Cuando McCandless abrazó a Borah para despedirse, ésta advirtió que estaba llorando. «Eso me asustó. Al fin y al cabo, no pensaba pasar tanto tiempo fuera. Me imaginé que no estaría llorando a menos que supiera que iba a afrontar grandes peligros y podía no regresar. En aquel momento empecé a tener el presentimiento de que no volveríamos a verlo más.»

Un gran tractor con remolque estaba esperándolo frente al elevador, con el motor al ralentí. Rod Wolf, uno de los empleados de Westerberg, tenía que transportar una carga de semillas de girasol a Enderlin, Dakota del Norte, y se había puesto de acuerdo con McCandless para dejarlo en la interestatal 94.
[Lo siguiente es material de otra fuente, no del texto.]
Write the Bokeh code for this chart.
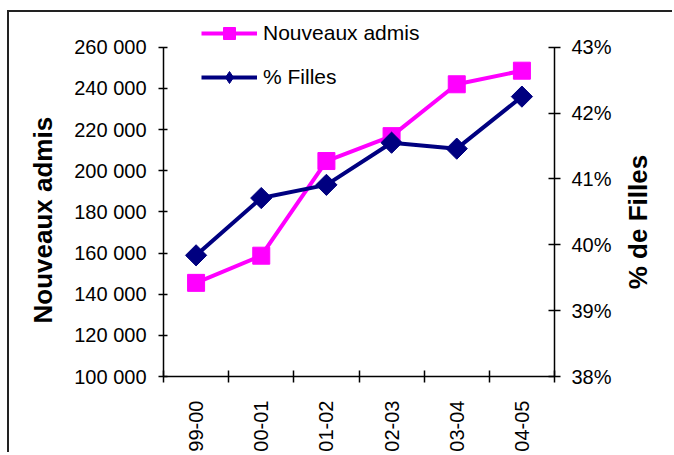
import math
from bokeh.plotting import figure
from bokeh.models import (Range1d, LinearAxis, FixedTicker, Legend, LegendItem, Title)
from bokeh.embed import file_html
from bokeh.resources import INLINE

# ---- data ----
categories = ["99-00", "00-01", "01-02", "02-03", "03-04", "04-05"]
nouveaux_admis = [145500, 158700, 204700, 216800, 242000, 248600]
pct_filles = [39.84, 40.71, 40.91, 41.55, 41.46, 42.25]

left_ticks = [100000, 120000, 140000, 160000, 180000, 200000, 220000, 240000, 260000]
left_tick_labels = ["100 000", "120 000", "140 000", "160 000", "180 000",
                    "200 000", "220 000", "240 000", "260 000"]
right_ticks = [38, 39, 40, 41, 42, 43]
right_tick_labels = ["38%", "39%", "40%", "41%", "42%", "43%"]

left_title = "Nouveaux admis"
right_title = "% de Filles"

PINK = "#FF00FF"
NAVY = "#000080"
FONT = "Liberation Sans"
TICK_FS = "20px"

# layout (pixels): axes span AXIS_PX, frame extends TOP_PAD_PX above them for the legend
AXIS_PX = 332
TOP_PAD_PX = 33


def padded(lo, hi):
    return Range1d(lo, hi + (hi - lo) * TOP_PAD_PX / AXIS_PX)


xs = list(range(len(categories)))

p = figure(width=665, height=442, output_backend="svg", toolbar_location=None,
           x_range=Range1d(-0.5, len(categories) - 0.5),
           y_range=padded(left_ticks[0], left_ticks[-1]),
           min_border_left=154, min_border_right=120,
           min_border_top=2, min_border_bottom=75,
           background_fill_color="white", border_fill_color="white")
p.styles = {"margin-left": "7px", "margin-top": "10px",
            "border-top": "2px solid #222", "border-left": "2px solid #222"}
p.outline_line_color = None
p.xgrid.visible = False
p.ygrid.visible = False

p.extra_y_ranges = {"pct": padded(right_ticks[0], right_ticks[-1])}

# bottom axis: labels at category centres, tick marks between categories
xa = p.xaxis[0]
xa.ticker = FixedTicker(ticks=xs, minor_ticks=[i - 0.5 for i in range(len(categories) + 1)])
xa.major_label_overrides = {i: c for i, c in enumerate(categories)}
xa.major_tick_in = 0
xa.major_tick_out = 0
xa.minor_tick_in = 6
xa.minor_tick_out = 6
xa.minor_tick_line_color = "black"
xa.minor_tick_line_width = 1.5
xa.axis_line_color = "black"
xa.axis_line_width = 1.5
xa.major_label_orientation = math.pi / 2
xa.major_label_standoff = 18
xa.major_label_text_font = FONT
xa.major_label_text_font_size = TICK_FS
xa.major_label_text_color = "black"

# left axis
ya = p.yaxis[0]
ya.bounds = (left_ticks[0], left_ticks[-1])
ya.ticker = FixedTicker(ticks=left_ticks)
ya.major_label_overrides = {t: l for t, l in zip(left_ticks, left_tick_labels)}
ya.minor_tick_line_color = None
ya.major_tick_in = 4
ya.major_tick_out = 5
ya.major_tick_line_width = 1.5
ya.axis_line_width = 1.5
ya.major_label_standoff = 12
ya.major_label_text_font = FONT
ya.major_label_text_font_size = TICK_FS
ya.major_label_text_color = "black"

# right axis
ra = LinearAxis(y_range_name="pct", bounds=(right_ticks[0], right_ticks[-1]))
ra.ticker = FixedTicker(ticks=right_ticks)
ra.major_label_overrides = {t: l for t, l in zip(right_ticks, right_tick_labels)}
ra.minor_tick_line_color = None
ra.major_tick_in = 6
ra.major_tick_out = 6
ra.major_tick_line_width = 1.5
ra.axis_line_width = 1.5
ra.major_label_standoff = 11
ra.major_label_text_font = FONT
ra.major_label_text_font_size = TICK_FS
ra.major_label_text_color = "black"
p.add_layout(ra, "right")

# right title (reads bottom-to-top), carried by a bare axis placed beside the % axis
RIGHT_TITLE_START = 39.325   # % level where the rotated title begins
rt = LinearAxis(y_range_name="pct", ticker=FixedTicker(ticks=[RIGHT_TITLE_START]))
rt.major_label_overrides = {RIGHT_TITLE_START: right_title}
rt.major_label_orientation = math.pi / 2
rt.axis_line_color = None
rt.major_tick_line_color = None
rt.minor_tick_line_color = None
rt.major_tick_in = 0
rt.major_tick_out = 0
rt.major_label_standoff = 24
rt.major_label_text_font = FONT
rt.major_label_text_font_style = "bold"
rt.major_label_text_font_size = "26px"
rt.major_label_text_color = "black"
p.add_layout(rt, "right")

# left title (reads bottom-to-top), starting OFFSET px above the frame bottom
p.add_layout(Title(text=left_title, align="left", offset=53, standoff=27,
                   text_font=FONT, text_font_style="bold", text_font_size="26px",
                   text_color="black"), "left")

# series
pl = p.line(xs, nouveaux_admis, line_color=PINK, line_width=4)
ps = p.scatter(xs, nouveaux_admis, marker="square", size=17,
               fill_color=PINK, line_color=PINK)
nl = p.line(xs, pct_filles, line_color=NAVY, line_width=4, y_range_name="pct")
# diamond used for the legend swatch (hidden under the larger diamonds drawn next)
nd = p.scatter(xs, pct_filles, marker="diamond", size=14, fill_color=NAVY,
               line_color=NAVY, y_range_name="pct")
ns = p.scatter(xs, pct_filles, marker="square", size=15, angle=math.pi / 4,
               fill_color=NAVY, line_color=NAVY, y_range_name="pct")

legend = Legend(items=[LegendItem(label="Nouveaux admis", renderers=[pl, ps]),
                       LegendItem(label="% Filles", renderers=[nl, nd])],
                location=(38, 284))
legend.border_line_alpha = 0
legend.background_fill_alpha = 0
legend.padding = 0
legend.margin = 0
legend.glyph_width = 56
legend.glyph_height = 30
legend.label_height = 30
legend.spacing = 14
legend.label_standoff = 6
legend.label_text_font = FONT
legend.label_text_font_size = "21px"
legend.label_text_color = "black"
p.add_layout(legend, "center")

open("out.html", "w").write(file_html(p, INLINE))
«Cuando bajó del tractor, llevaba su condenado machete colgado a la espalda —cuenta Wolf—. Pensé que nadie le pararía cuando lo vieran con eso, pero no le hice ningún comentario. Le di la mano, le desee buena suerte y le dije que se acordara de escribirnos.»

McCandless escribió. Una semana después, Westerberg recibió una lacónica postal con matasellos de Montana:

18 de abril. Esta mañana he llegado a Whitefish en un tren de carga. Voy a buen ritmo. Hoy cruzaré la frontera e iré hacia Alaska por el interior. Recuerdos a todos.

Cuídate,

ALEX

A primeros de mayo, Westerberg recibió otra postal, esta vez de Alaska. La postal era una fotografía de un oso polar y el matasellos llevaba la fecha del 27 de abril de 1992.

¡Recuerdos desde Fairbanks! Esto es lo último que sabrás de mí, Wayne. Estoy aquí desde hace dos días. Viajar a dedo por el territorio del Yukon ha sido difícil, pero al final he conseguido llegar.

Por favor, devuelve mi correo a los remitentes. Tal vez pase mucho tiempo antes de que regrese al sur. Si esta aventura termina mal y nunca vuelves a tener noticias mías, quiero que sepas que te considero un gran hombre. Ahora me dirijo hacia tierras salvajes.

ALEX

El mismo día McCandless mandó una postal con un mensaje similar a Jan Burres y Bob:

¡Hola, chicos!

Éste es el último mensaje que os envío. A partir de ahora me dirijo hacia tierras salvajes para vivir en plena naturaleza. Cuidaos mucho. Conoceros ha sido una experiencia maravillosa.